Every interface runs in one mode, set in config. The mode tells the router how to treat traffic crossing this interface and which paths to advertise to peers on it.

• full (default) — normal participant. Announces and forwards everything.
• access_point — exposes this node to client peers. Used for hub roles where downstream clients connect in.
• roaming — for mobile peers whose network presence is intermittent.
• gateway — helps clients on this interface discover paths through the rest of the node's active interfaces. Use it on the client-facing side of a transport gateway.
• boundary — controls and accounts for traffic crossing a network edge. Use it on the side facing a wider or higher-throughput network when you want to keep segments distinct.

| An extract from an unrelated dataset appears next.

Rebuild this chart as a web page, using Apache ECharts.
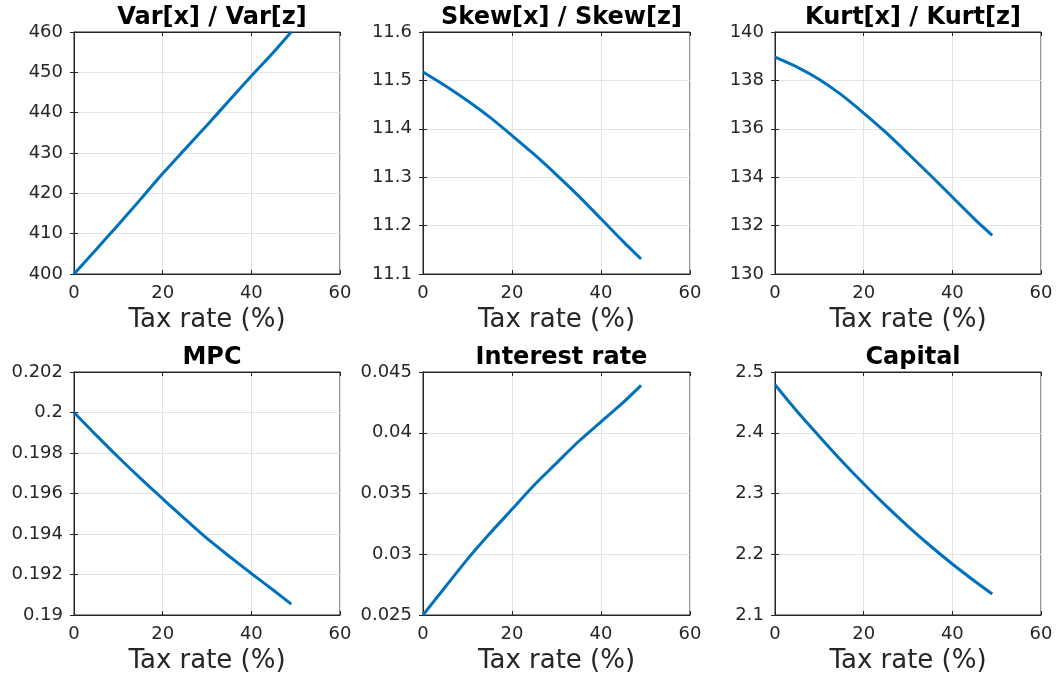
<!DOCTYPE html>
<html>
<head>
<meta charset="utf-8">
<script src="https://cdn.jsdelivr.net/npm/echarts@6/dist/echarts.min.js"></script>
<style>html,body{margin:0;padding:0;background:#fff}#c{width:1057px;height:679px}</style>
</head>
<body>
<div id="c"></div>
<script>
// ---- data ----
const taxRate = [0, 5, 10, 15, 20, 25, 30, 35, 40, 45, 49];
const titles = ['Var[x] / Var[z]', 'Skew[x] / Skew[z]', 'Kurt[x] / Kurt[z]', 'MPC', 'Interest rate', 'Capital'];
const varRatio = [400, 406.1, 412.2, 418.5, 424.9, 430.9, 436.9, 443.0, 449.1, 455.0, 460];
const skewRatio = [11.5175, 11.489, 11.458, 11.424, 11.386, 11.347, 11.305, 11.261, 11.214, 11.167, 11.131];
const kurtRatio = [138.96, 138.55, 138.04, 137.4, 136.65, 135.85, 134.98, 134.09, 133.18, 132.27, 131.6];
const mpc = [0.2, 0.19888, 0.19779, 0.19675, 0.19574, 0.19475, 0.19378, 0.1929, 0.19205, 0.19122, 0.19054];
const interestRate = [0.025, 0.0273, 0.0296, 0.0317, 0.0337, 0.0357, 0.0375, 0.0393, 0.0409, 0.0425, 0.0439];
const capital = [2.479, 2.435, 2.394, 2.354, 2.316, 2.280, 2.246, 2.214, 2.184, 2.156, 2.1345];
const xTicks = {min: 0, max: 60, interval: 20};
const yTicks = [
  {min: 400, max: 460, interval: 10, dec: 0},
  {min: 11.1, max: 11.6, interval: 0.1, dec: 1},
  {min: 130, max: 140, interval: 2, dec: 0},
  {min: 0.19, max: 0.202, interval: 0.002, dec: 3},
  {min: 0.025, max: 0.045, interval: 0.005, dec: 3},
  {min: 2.1, max: 2.5, interval: 0.1, dec: 1}
];
const seriesData = [varRatio, skewRatio, kurtRatio, mpc, interestRate, capital];

// ---- layout ----
const cols = [{left: 74, width: 266}, {left: 423, width: 267}, {left: 775, width: 266}];
const rows = [{top: 32, height: 242, titleTop: 1}, {top: 372, height: 243, titleTop: 341}];
const axisColor = '#262626';
const font = 'DejaVu Sans';

const grids = [], xAxes = [], yAxes = [], series = [], title = [];
for (let i = 0; i < 6; i++) {
  const c = cols[i % 3], r = rows[Math.floor(i / 3)];
  grids.push({left: c.left, top: r.top, width: c.width, height: r.height, show: true,
    borderColor: axisColor, borderWidth: 1, backgroundColor: '#fff', containLabel: false});
  title.push({text: titles[i], left: c.left + c.width / 2, top: r.titleTop, textAlign: 'center',
    textStyle: {fontFamily: font, fontWeight: 'bold', fontSize: 24, color: '#000'}});
  const yt = yTicks[i];
  xAxes.push({gridIndex: i, type: 'value', position: 'bottom', min: xTicks.min, max: xTicks.max, interval: xTicks.interval,
    name: 'Tax rate (%)', nameLocation: 'middle', nameGap: 33,
    nameTextStyle: {fontFamily: font, fontSize: 26, color: axisColor},
    axisLine: {show: true, lineStyle: {color: axisColor, width: 1}},
    axisTick: {show: true, inside: true, length: 4, lineStyle: {color: axisColor}},
    axisLabel: {fontFamily: font, fontSize: 18, color: axisColor, margin: 10},
    splitLine: {show: true, lineStyle: {color: '#e3e3e3', width: 1}}});
  xAxes.push({gridIndex: i, type: 'value', position: 'top', min: xTicks.min, max: xTicks.max, interval: xTicks.interval,
    axisLine: {show: true, lineStyle: {color: axisColor, width: 1}},
    axisTick: {show: true, inside: true, length: 4, lineStyle: {color: axisColor}},
    axisLabel: {show: false}, splitLine: {show: false}});
  yAxes.push({gridIndex: i, type: 'value', position: 'left', min: yt.min, max: yt.max, interval: yt.interval,
    axisLine: {show: true, lineStyle: {color: axisColor, width: 1}},
    axisTick: {show: true, inside: true, length: 4, lineStyle: {color: axisColor}},
    axisLabel: {fontFamily: font, fontSize: 18, color: axisColor, margin: 11,
      formatter: v => String(parseFloat(v.toFixed(yt.dec)))},
    splitLine: {show: true, lineStyle: {color: '#e3e3e3', width: 1}}});
  yAxes.push({gridIndex: i, type: 'value', position: 'right', min: yt.min, max: yt.max, interval: yt.interval,
    axisLine: {show: true, lineStyle: {color: axisColor, width: 1}},
    axisTick: {show: true, inside: true, length: 4, lineStyle: {color: axisColor}},
    axisLabel: {show: false}, splitLine: {show: false}});
  series.push({type: 'line', xAxisIndex: 2 * i, yAxisIndex: 2 * i, showSymbol: false, smooth: 0.25,
    lineStyle: {color: '#0072BD', width: 3}, itemStyle: {color: '#0072BD'},
    data: taxRate.map((x, k) => [x, seriesData[i][k]]), animation: false, clip: false});
}

const chart = echarts.init(document.getElementById('c'));
chart.setOption({animation: false, backgroundColor: '#fff', title, grid: grids, xAxis: xAxes, yAxis: yAxes, series});
</script>
</body>
</html>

Picking the wrong mode mostly hurts efficiency, not correctness — but a transport node should put gateway where downstream clients ask for paths, and boundary where a wider network should not flood a constrained segment with unnecessary announces.

IFAC and announce caps

IFAC (Interface Authentication Codes) are a per-interface shared secret. Set a passphrase and code size on both ends; without the matching IFAC, traffic on that interface is invisible — peers can't even see the announces. This is how you make a TCP listener private without firewalling it, or run a LoRa segment only specific nodes can join.

Announce caps rate-limit announce traffic per interface, expressed as a fraction of the link's bandwidth (default 2%). On a fast TCP link you'll never notice; on a 1.2 kbps LoRa link this is what stops a busy mesh from saturating the channel with routing chatter. Tune it lower on slow links, leave it alone on fast ones.

Combining interfaces

A few patterns cover most real deployments.

Laptop with LoRa dongle. AutoInterface on the LAN for fast local traffic, an RNode interface attached over USB, BLE, or TCP for long-range, and optionally Bluetooth Peer so a nearby phone can talk to the laptop without joining the wifi. The router decides per-destination which interface to use; you don't manage that by hand.

Hub with many clients. A TCP server interface in access_point mode plus a Backbone interface to peer hubs. Set IFAC on the access_point if the hub is private. Hubs talk to each other over the backbone.

Two-network bridge. One interface per network on a single transport node. In a LoRa-plus-IP gateway, put the local LoRa/RNode interface in gateway mode so nearby radios can resolve paths through the node. Put the wider IP/backhaul interface in boundary mode when you want to keep the radio segment from being flooded by the larger network.

Mobile node. AutoInterface for whichever LAN it's on right now, plus Bluetooth Peer for ad-hoc nearby connections. roaming mode tells upstream routers this node's reachability is intermittent.

Every interface a node runs is just another path the router can use. Add interfaces as you have hardware; the rest of the stack adapts.